湘南移住記 第136話 「強運を纏いて」

今日は、人の話を聞いて、ははぁ、となる日だった。

朝イチから戸塚へ店舗用のシンクを探しに行った。戸塚には大型のテンポス(厨房器具屋)がある。ネットにはいいものがなかった。

途中、鎌倉の元職場へ、岡山のお土産を渡しに行った。

ペルソナ

元職場の統括をしていたマネージャーが対応してくれた。在職時の緊張感と別で話すことができた。同僚のみなさんにもご挨拶をした。

マネージャーと話していて面白かったことがある。この人は理詰めで話す人だな、という印象だったが、素の人格は違うというのだ。本当の自分は、とても感情的だと。確かに、職場でトラブルがあった時、溢れ出る怒りを抑えながら対処していた。

社会人として働いていると、実際の人格とは違う自分も持っておかなければならない。マネージャーは、管理を身につけるために重たい仮面をかぶっているのだろう。別の方から、マネージャーは遊び好きだった、と聞いていて、仕事中の人格と符合しなかったが合点がいった。マネージングの講習を気を失いそうになりながら受けていたという。

すこし仕事をしていてイライラしている時期があって(私が悪いのだが)、マネージャーはああいう人だ、と決めつけていた未熟さを恥じた。みんな、下手をすると私以上に我慢をしている。

私が会社を始めるならば、その人がその人らしくいれる環境づくりをしたい。極度のストレスがなくても生きれる社会。

妙な電話

湘南深沢からモノレールに乗り、大船へ。大船は初めて鎌倉の旅で来て以来、三年ぷりだった。先月に火事があった〈かんのん〉の前を通る。そこから戸塚へ。

結局シンクは見つからなかった。横須賀へ帰ることにした。

帰る途中、妙な電話がかかってきた。

「もしもし、私は横須賀商工会の者です。10年前からあなたに目をつけていました。」

と言う内容で、恐る恐る返答していたが、電話の主の正体がわかって安堵した。

電話の主は、岡山県美作市湯郷で〈Stay BAR〉を経営している忠政さんだった。忠政さん独特のイタズラだ。茶目っ気のある人で、いつもこういうことをしてくる。
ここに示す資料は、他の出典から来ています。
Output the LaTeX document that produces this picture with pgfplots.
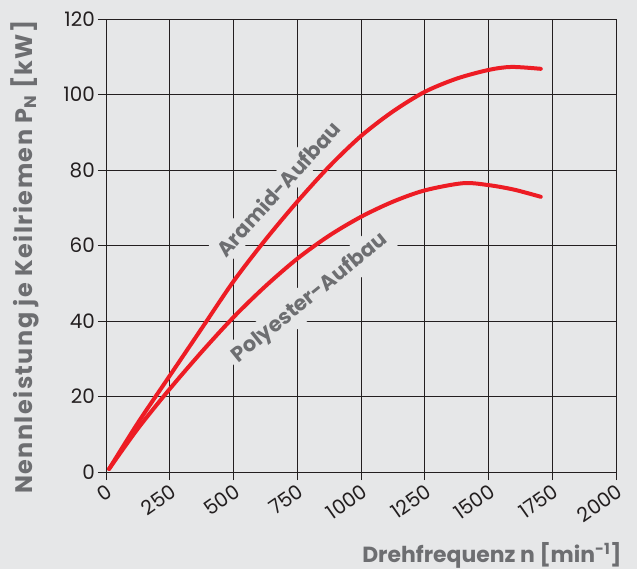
\documentclass[border=0pt]{standalone}
\usepackage{pgfplots}
\pgfplotsset{compat=1.18}
\usepackage{fontspec}
\setmainfont{Poppins}
\definecolor{bg}{HTML}{E6E7E8}
\definecolor{gridc}{HTML}{231F20}
\definecolor{labc}{HTML}{6D6E71}
\definecolor{cred}{HTML}{ED1C24}
\begin{document}
\begin{tikzpicture}
\fill[bg] (-106bp,-97bp) rectangle (531bp,472bp);
\useasboundingbox (-106bp,-97bp) rectangle (531bp,472bp);
\begin{axis}[anchor=origin, at={(0,0)}, x=0.255bp, y=3.775bp,
  xmin=0, xmax=2000, ymin=0, ymax=120,
  xtick={0,250,...,2000}, ytick={0,20,...,120},
  grid=major, grid style={color=gridc, line width=0.9bp},
  axis line style={gridc, line width=0.9bp},
  tick pos=left, tick align=outside, major tick length=8bp,
  tick style={gridc, line width=0.9bp},
  ticklabel style={font=\fontsize{20}{22}\selectfont, text=gridc},
  /pgf/number format/assume math mode=true,
  /pgf/number format/set thousands separator={},
  xticklabel style={rotate=35, anchor=north east, inner sep=2bp},
  yticklabel style={inner sep=3bp},
  clip=false]
\addplot[cred, line width=4bp, smooth, tension=0.5, line cap=round] coordinates {
(12,0.8)(125,13)(250,25.5)(375,38)(500,50.5)(625,61.5)(750,71.6)(875,80.9)(1000,89)(1125,95.5)(1250,100.7)(1375,104.2)(1500,106.5)(1590,107.3)(1705,106.8)};
\addplot[cred, line width=4bp, smooth, tension=0.5, line cap=round] coordinates {
(12,0.8)(125,11.5)(250,22)(375,31.8)(500,41)(625,49.2)(750,56.5)(875,62.6)(1000,67.6)(1125,71.6)(1250,74.6)(1400,76.5)(1500,76.0)(1600,74.8)(1705,72.9)};
\node[rotate=48, fill=bg, inner sep=5bp, text=labc, font=\bfseries\fontsize{21}{22}\selectfont] at (axis cs:675,75) {Aramid-Aufbau};
\node[rotate=39, fill=bg, inner sep=5bp, text=labc, font=\bfseries\fontsize{21}{22}\selectfont] at (axis cs:800,46) {Polyester-Aufbau};
\end{axis}
\node[anchor=base east, text=labc, font=\bfseries\fontsize{22}{24}\selectfont] at (519bp,-90bp) {Drehfrequenz n [min\textsuperscript{-1}]};
\node[rotate=90, text=labc, font=\bfseries\fontsize{24}{26}\selectfont\addfontfeatures{LetterSpace=6}] at (-81bp,215bp) {Nennleistung je Keilriemen P\textsubscript{N} [kW]};
\end{tikzpicture}
\end{document}
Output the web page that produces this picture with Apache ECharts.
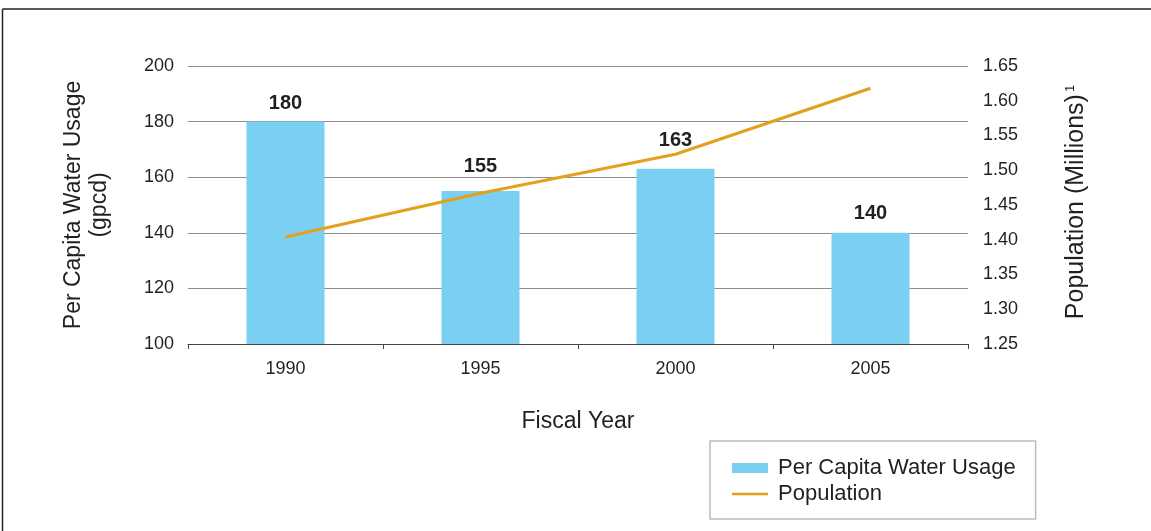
<!DOCTYPE html>
<html>
<head>
<meta charset="utf-8">
<script src="https://cdn.jsdelivr.net/npm/echarts@6/dist/echarts.min.js"></script>
<style>
  html, body { margin: 0; padding: 0; background: #fff; }
  #chart { width: 1151px; height: 531px; }
</style>
</head>
<body>
<div id="chart"></div>
<script>
// Fiscal years on the category axis
const years = ['1990', '1995', '2000', '2005'];
// Per capita water usage, gallons per capita per day
const waterUsage = [180, 155, 163, 140];
// Population in millions
const population = [1.404, 1.467, 1.523, 1.618];
// Right axis tick labels
const popTicks = ['1.25', '1.30', '1.35', '1.40', '1.45', '1.50', '1.55', '1.60', '1.65'];

// Value labels are lifted a little where the population line passes over them
const labelLift = [8, 15, 18, 9];

const FONT = 'Liberation Sans, Arial, sans-serif';
const TEXT = '#231f20';
const ORANGE = '#e3a01b';

const barData = waterUsage.map((v, i) => ({ value: v, label: { distance: labelLift[i] } }));

const chart = echarts.init(document.getElementById('chart'), null, { renderer: 'canvas' });

chart.setOption({
  animation: false,
  backgroundColor: '#fff',
  textStyle: { fontFamily: FONT, color: TEXT },
  grid: { left: 188, right: 183, top: 66, bottom: 187, containLabel: false },
  graphic: [
    // page frame: top and left rules
    { type: 'line', shape: { x1: 2.5, y1: 9, x2: 1151, y2: 9 }, style: { stroke: '#222', lineWidth: 1.5 } },
    { type: 'line', shape: { x1: 2.5, y1: 9, x2: 2.5, y2: 531 }, style: { stroke: '#222', lineWidth: 1.5 } }
  ],
  legend: {
    orient: 'vertical',
    left: 710,
    top: 441,
    padding: [16, 20, 14, 22],
    itemGap: 4,
    itemWidth: 36,
    itemHeight: 10,
    borderColor: '#bdbdbd',
    borderWidth: 1.5,
    textStyle: { fontFamily: FONT, fontSize: 22, color: TEXT, lineHeight: 22, padding: [0, 0, 0, 5] },
    data: [
      { name: 'Per Capita Water Usage', icon: 'rect' },
      // thin line key: the bare moveTo points keep the full 36x10 box
      { name: 'Population', icon: 'path://M0,0 M36,10 M0,3.8 L36,3.8 L36,6.2 L0,6.2 Z' }
    ]
  },
  xAxis: {
    type: 'category',
    data: years,
    name: 'Fiscal Year',
    nameLocation: 'middle',
    nameGap: 66,
    nameTextStyle: { fontFamily: FONT, fontSize: 23, color: TEXT },
    axisLine: { lineStyle: { color: '#444', width: 1 } },
    axisTick: { show: true, length: 5, lineStyle: { color: '#444' } },
    axisLabel: { fontFamily: FONT, fontSize: 18, color: TEXT, margin: 16 }
  },
  yAxis: [
    {
      type: 'value',
      min: 100,
      max: 200,
      interval: 20,
      name: 'Per Capita Water Usage\n(gpcd)',
      nameLocation: 'middle',
      nameRotate: 90,
      nameGap: 75,
      nameTextStyle: { fontFamily: FONT, fontSize: 23, color: TEXT, lineHeight: 26, align: 'center' },
      axisLine: { show: false },
      axisTick: { show: false },
      axisLabel: { fontFamily: FONT, fontSize: 18, color: TEXT, margin: 14 },
      splitLine: { show: true, lineStyle: { color: '#8c8c8c', width: 1 } }
    },
    {
      type: 'value',
      min: 1.25,
      max: 1.65,
      interval: 0.05,
      position: 'right',
      name: 'Population (Millions){sup|1}',
      nameLocation: 'middle',
      nameRotate: 90,
      nameGap: 96,
      nameTextStyle: {
        fontFamily: FONT, fontSize: 25, color: TEXT, padding: [0, 0, 0, 6],
        rich: { sup: { fontFamily: FONT, fontSize: 13, color: TEXT, verticalAlign: 'top', padding: [0, 0, 10, 2] } }
      },
      axisLine: { show: false },
      axisTick: { show: false },
      splitLine: { show: false },
      axisLabel: {
        fontFamily: FONT, fontSize: 18, color: TEXT, margin: 15,
        formatter: function (v) {
          const i = Math.round((v - 1.25) / 0.05);
          return popTicks[i] !== undefined ? popTicks[i] : v.toFixed(2);
        }
      }
    }
  ],
  series: [
    {
      name: 'Per Capita Water Usage',
      type: 'bar',
      data: barData,
      barWidth: '40%',
      itemStyle: { color: '#7bcff3' },
      label: {
        show: true,
        position: 'top',
        fontFamily: FONT,
        fontWeight: 'bold',
        fontSize: 20,
        color: TEXT
      },
      z: 2
    },
    {
      name: 'Population',
      type: 'line',
      yAxisIndex: 1,
      data: population,
      symbol: 'none',
      lineStyle: { color: ORANGE, width: 3 },
      itemStyle: { color: ORANGE },
      z: 3
    }
  ]
});
</script>
</body>
</html>
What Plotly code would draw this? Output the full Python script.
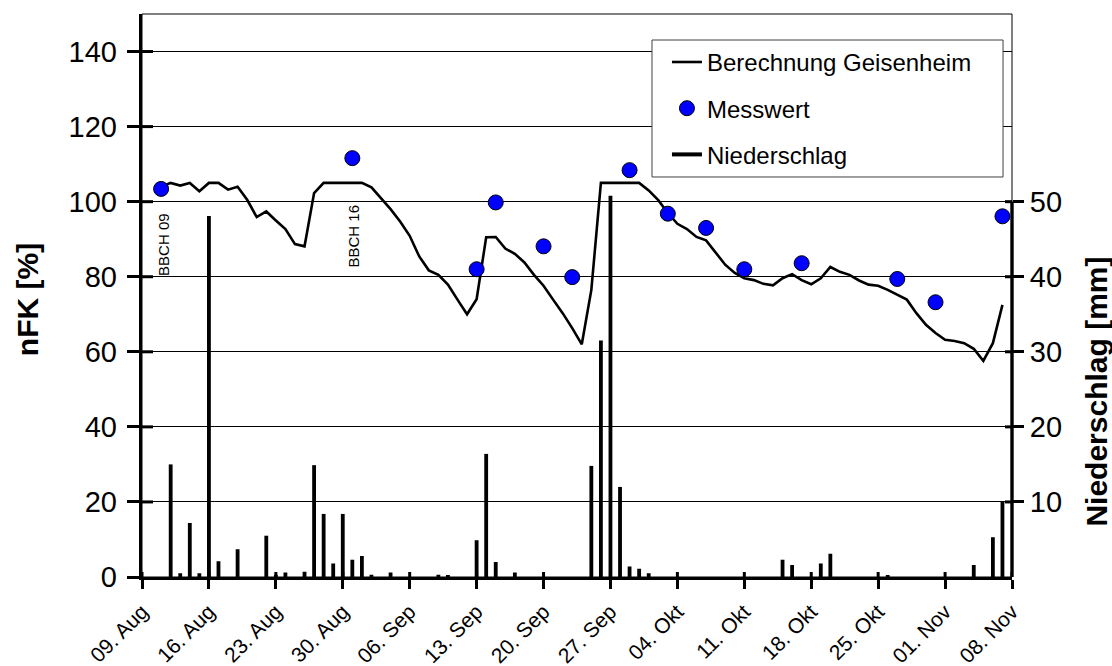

忠政さんとは付き合いが10年以上になる。私が20代のとき、津山のホテルで働いていた時の先輩で、本当にお世話になった。仕事がよくできる人で、周りの信頼も厚く、私も尊敬していた。

私がカフェを開いた時も、定期的に来てくれて、珈琲を2杯は飲んでくれていた。

津山を出る時に挨拶をしていなかったので、心苦しく思っていたのだが、実家の母に訊いて連絡してくれたらしい。

忠政はいい調子のようだった。コロナ禍前にビットコインを買っていて、資産を築いたらしい。

「運がありすぎるわ」

とまで言っていた。言い過ぎじゃないかと思ったりもしたが、嫌味がないのが忠政さんで、ホントにそう思ってるのだ。

また、お金を持っても、例えば高級車を買うとか贅沢をせず、謙虚にBAR経営をする、という姿勢が忠政さんのバランス感覚だった。

津山に帰ったら連絡してよ、と言って電話が終わった。忠政さんは終始明るくて、私は活気をもらった。

強運を纏う

電話を終えて、思い直すと、ははあ、これだと思った。

電話の最後に、忠政さんはあることを教えてくれた。「成功する人は、清潔で元気じゃな」と。

忠政さんこの言葉を、ホテル時代の10年前からずっと言っている。清潔もそうだし、元気だ。

この、元気というのが私には足りない。すぐネガティブに陥ってしまう。元気というのは、中村天風で言い換えると、積極的な想念ではないか。

不安が心に巣食っていると、現実に起きてしまう。スポーツの現場では、メンタルが非常に重要視されている。これは、顕在意識の裏側にある無意識の力ではないだろうか。

運がいい人は、けして運が悪いとは言わない。運が悪い、と言っている人が運が悪くなる。運がありすぎる、と果たして言えるかどうか。

運は人間力とも捉えることができる。忠政さんの無邪気さは運気を上げている。

もちろん忠政さんだって不安はある。BARを立ち上げた時も、営業前に自分を奮い立たせていたと聞いた。

ただ、忠政さんは不安に負けない。いつも立ち向かっていた。だから信頼があったのだろう。

だから、私も強運を持っている、と思い込むことにした。店を始めて人がたくさん来て愛してもらえるようなヴィジョンを持つ。清潔感も大事に。

この文章をあなたに読んでもらえるなんて、私は運がありすぎる。